MIGA’s support for these projects will yield significant climate mitigation benefits. It is expected that 600 TNS will be modernized by 2028 in Sierra Leone, resulting in an avoidance of more than 58,000 tons of CO2 equivalent (CO2e) emissions over the period. In Liberia, nearly 158,000 tons of CO2e emissions will be avoided by the modernization of 612 TNS over the same period.
Off-grid and on-grid power is very unreliable in both Sierra Leone and Liberia. In Sierra Leone, only 16 percent of the population has access to electricity; the electrification rate in the vast rural parts of the country is almost zero. Liberia still faces significant challenges transitioning its power sector from post-conflict recovery to long-term development and has one of the lowest rates of electrification in the world. Only 12 percent of the 4.8 million Liberians, and less than 20 percent of residents in the capital, Monrovia, have access to electricity.
“MIGA’s guarantees allowed us to raise capital and invest in a challenging market,” said Michel Hubert, CEO of Escotel Mauritius. “We are proud to help operators reduce reliance on fossil fuels, giving people better access to telecommunication services and supporting economic transformation, and are looking forward to implementing this model in other geographies.”
MIGA was created in 1988 as a member of the World Bank Group to promote foreign direct investment in emerging economies by helping mitigate the risks of restrictions on currency conversion and transfer, breach of contract by governments, expropriation, and war & civil disturbance; and offering credit enhancement to private investors and lenders.
Since its creation, MIGA has issued over US$59 billion in guarantees across 118 developing countries.
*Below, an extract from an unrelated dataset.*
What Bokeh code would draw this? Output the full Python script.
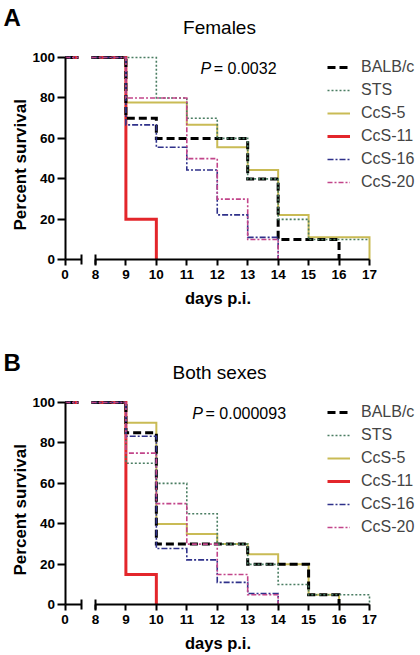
import math
from bokeh.plotting import figure
from bokeh.models import (Label, Legend, LegendItem, LinearAxis, FixedTicker, Range1d)
from bokeh.layouts import column
from bokeh.embed import file_html
from bokeh.resources import INLINE

FONT = "Liberation Sans"

# ---------------- data ----------------
strains = ["BALB/c", "STS", "CcS-5", "CcS-11", "CcS-16", "CcS-20"]

x_tick_days = [0, 8, 9, 10, 11, 12, 13, 14, 15, 16, 17]
y_ticks = [0, 20, 40, 60, 80, 100]

# Females: days of death and percent survival after each event
fem_balbc_days = [9, 10, 13, 14, 16]
fem_balbc_surv = [70, 60, 40, 10, 0]
fem_sts_days = [10, 11, 12, 13, 14, 15]
fem_sts_surv = [80, 70, 60, 40, 20, 10]
fem_ccs5_days = [9, 11, 12, 13, 14, 15, 17]
fem_ccs5_surv = [77.8, 66.7, 55.6, 44.4, 22.2, 11.1, 0]
fem_ccs11_days = [9, 10]
fem_ccs11_surv = [20, 0]
fem_ccs16_days = [9, 10, 11, 12, 13, 14]
fem_ccs16_surv = [66.7, 55.6, 44.4, 22.2, 11.1, 0]
fem_ccs20_days = [9, 11, 12, 13, 14]
fem_ccs20_surv = [80, 50, 30, 10, 0]
fem_end_days = [16, 17, 17, 10, 14, 14]
fem_p = "0.0032"

# Both sexes
both_balbc_days = [9, 10, 13, 15, 16]
both_balbc_surv = [85, 30, 20, 5, 0]
both_sts_days = [9, 10, 11, 12, 13, 14, 15, 17]
both_sts_surv = [70, 60, 45, 30, 20, 10, 5, 0]
both_ccs5_days = [9, 10, 11, 12, 13, 14, 15, 16]
both_ccs5_surv = [90, 40, 35, 30, 25, 20, 5, 0]
both_ccs11_days = [9, 10]
both_ccs11_surv = [15, 0]
both_ccs16_days = [9, 10, 11, 12, 13, 14]
both_ccs16_surv = [83.3, 27.8, 22.2, 11.1, 5.6, 0]
both_ccs20_days = [9, 10, 11, 12, 13, 14]
both_ccs20_surv = [75, 50, 30, 15, 5, 0]
both_end_days = [16, 17, 16, 10, 14, 14]
both_p = "0.000093"

# ---------------- style / geometry ----------------
COLORS = ["#000000", "#4a7d62", "#c9bb55", "#e3262b", "#2f318a", "#c2458a"]
DASHES = ["8 4", "2 2", "solid", "solid", "6 2 2 2", "5 2 2 2"]
WIDTHS = [3, 1.6, 2, 3, 1.6, 1.6]
DRAW_ORDER = [2, 3, 0, 1, 4, 5]

W = 418
PANEL_H = 327
X0_PX = 64.5          # canvas x of day 0
PX_PER_UNIT = 30.45   # px per axis unit (one day)
PX_PER_PCT = 2.023    # px per percent
TEXT_RAISE = 6        # baseline correction for labels

BREAK_SHIFT = 7           # days 1..7 are cut out of the axis
CURVE_GAP = (0.44, 0.87)  # break in the curves (axis units)
AXIS_GAP = (0.53, 1.0)    # break in the x axis (axis units)


def u(day):
    return day if day <= 0 else day - BREAK_SHIFT


def km_path(days, surv, end_day):
    xs = [0, CURVE_GAP[0], float("nan"), CURVE_GAP[1]]
    ys = [100, 100, float("nan"), 100]
    prev = 100
    for d, s in zip(days, surv):
        xs += [u(d), u(d)]
        ys += [prev, s]
        prev = s
    if end_day > days[-1]:
        xs.append(u(end_day))
        ys.append(prev)
    return xs, ys


def style_axis(ax):
    ax.axis_line_width = 2
    ax.major_tick_line_width = 2
    ax.minor_tick_line_width = 2
    ax.major_label_text_font = FONT
    ax.major_label_text_font_style = "bold"
    ax.major_label_text_font_size = "13.5px"
    ax.major_label_text_color = "#000000"
    ax.axis_line_color = "#000000"
    ax.major_tick_line_color = "#000000"
    ax.minor_tick_line_color = "#000000"


def make_panel(letter, title, pval, p_dx, series, end_days, y0_px):
    H = PANEL_H
    p = figure(width=W, height=H,
               x_range=Range1d(-X0_PX / PX_PER_UNIT, (W - X0_PX) / PX_PER_UNIT),
               y_range=Range1d(-(H - y0_px) / PX_PER_PCT, y0_px / PX_PER_PCT),
               output_backend="svg", toolbar_location=None,
               x_axis_location=None, y_axis_location=None,
               min_border_left=0, min_border_right=0,
               min_border_top=0, min_border_bottom=0)
    p.grid.visible = False
    p.outline_line_color = None
    p.background_fill_color = "white"
    p.border_fill_color = "white"

    # y axis
    ya = LinearAxis(fixed_location=0, bounds=(0, 100), ticker=FixedTicker(ticks=y_ticks))
    style_axis(ya)
    ya.major_tick_out = 8
    ya.major_tick_in = 0
    ya.minor_tick_out = 0
    ya.minor_tick_in = 0
    ya.major_label_standoff = 2
    p.add_layout(ya, "left")

    # x axis: two pieces with a break
    main_ticks = [u(d) for d in x_tick_days if d >= 8]
    xa = LinearAxis(fixed_location=0, bounds=(AXIS_GAP[1], u(x_tick_days[-1])),
                    ticker=FixedTicker(ticks=main_ticks, minor_ticks=[AXIS_GAP[1]]),
                    major_label_overrides={u(d): str(d) for d in x_tick_days if d >= 8})
    xb = LinearAxis(fixed_location=0, bounds=(0, AXIS_GAP[0]),
                    ticker=FixedTicker(ticks=[u(x_tick_days[0])], minor_ticks=[AXIS_GAP[0]]),
                    major_label_overrides={u(x_tick_days[0]): str(x_tick_days[0])})
    for ax in (xa, xb):
        style_axis(ax)
        ax.major_tick_out = 6
        ax.major_tick_in = 0
        ax.minor_tick_out = 5
        ax.minor_tick_in = 5
        ax.major_label_standoff = 4
        p.add_layout(ax, "below")

    # curves
    rends = [None] * len(strains)
    for i in DRAW_ORDER:
        days, surv = series[i]
        xs, ys = km_path(days, surv, end_days[i])
        rends[i] = p.line(xs, ys, line_color=COLORS[i], line_width=WIDTHS[i],
                          line_dash=DASHES[i], line_join="miter", line_cap="butt")

    # screen positions (origin bottom-left of the canvas)
    base = H - y0_px   # screen y of the 0 % line

    legend = Legend(items=[LegendItem(label=strains[i], renderers=[rends[i]])
                           for i in range(len(strains))],
                    location=(327, base + 67.5), orientation="vertical",
                    glyph_width=23, glyph_height=20, label_height=20, spacing=3,
                    padding=0, margin=0, label_standoff=11,
                    label_text_font=FONT, label_text_font_size="16px",
                    border_line_color=None, background_fill_alpha=0)
    p.add_layout(legend)

    def lab(x, y, text, size, style="normal", align="left", baseline="alphabetic", angle=0):
        p.add_layout(Label(x=x, y=y, x_units="screen", y_units="screen", text=text,
                           text_font=FONT, text_font_style=style, text_font_size=size,
                           text_align=align, text_baseline=baseline, angle=angle,
                           text_color="#000000"))

    r = TEXT_RAISE
    lab(3, base + 236.5 + r, letter, "24px", style="bold")
    lab(219, base + 226 + r, title, "19px", align="center")
    lab(X0_PX + p_dx, base + 185.5 + r, "P", "16px", style="italic")
    lab(X0_PX + p_dx + 13.3, base + 185.5 + r, "= " + pval, "16px")
    lab(217.5, base - 44 + r, "days p.i.", "16.5px", style="bold", align="center")
    lab(19.5, base + 95, "Percent survival", "17px", style="bold", align="center",
        baseline="middle", angle=math.pi / 2)
    return p


fem_series = [(fem_balbc_days, fem_balbc_surv), (fem_sts_days, fem_sts_surv),
              (fem_ccs5_days, fem_ccs5_surv), (fem_ccs11_days, fem_ccs11_surv),
              (fem_ccs16_days, fem_ccs16_surv), (fem_ccs20_days, fem_ccs20_surv)]
both_series = [(both_balbc_days, both_balbc_surv), (both_sts_days, both_sts_surv),
               (both_ccs5_days, both_ccs5_surv), (both_ccs11_days, both_ccs11_surv),
               (both_ccs16_days, both_ccs16_surv), (both_ccs20_days, both_ccs20_surv)]

pA = make_panel("A", "Females", fem_p, 135.5, fem_series, fem_end_days, 259.3)
pB = make_panel("B", "Both sexes", both_p, 127.2, both_series, both_end_days, 277.3)

layout = column(pA, pB, spacing=0)
open("out.html", "w").write(file_html(layout, INLINE))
As part of the IDA19 replenishment, the World Bank Group is continuing the IDA Private Sector Window (PSW) created under IDA18 to catalyze private sector investment in the poorest and most fragile countries. Recognizing the key role of the private sector in achieving IDA’s objectives and the World Bank Group’s twin goals, the window provides a source of co-investment funding and guarantees to de-risk private investments supported by the Multilateral Investment Guarantee Agency (MIGA) and the International Finance Corporation (IFC). The IDA PSW is an option when there is no commercial solution and the World Bank Group’s other tools and approaches are insufficient.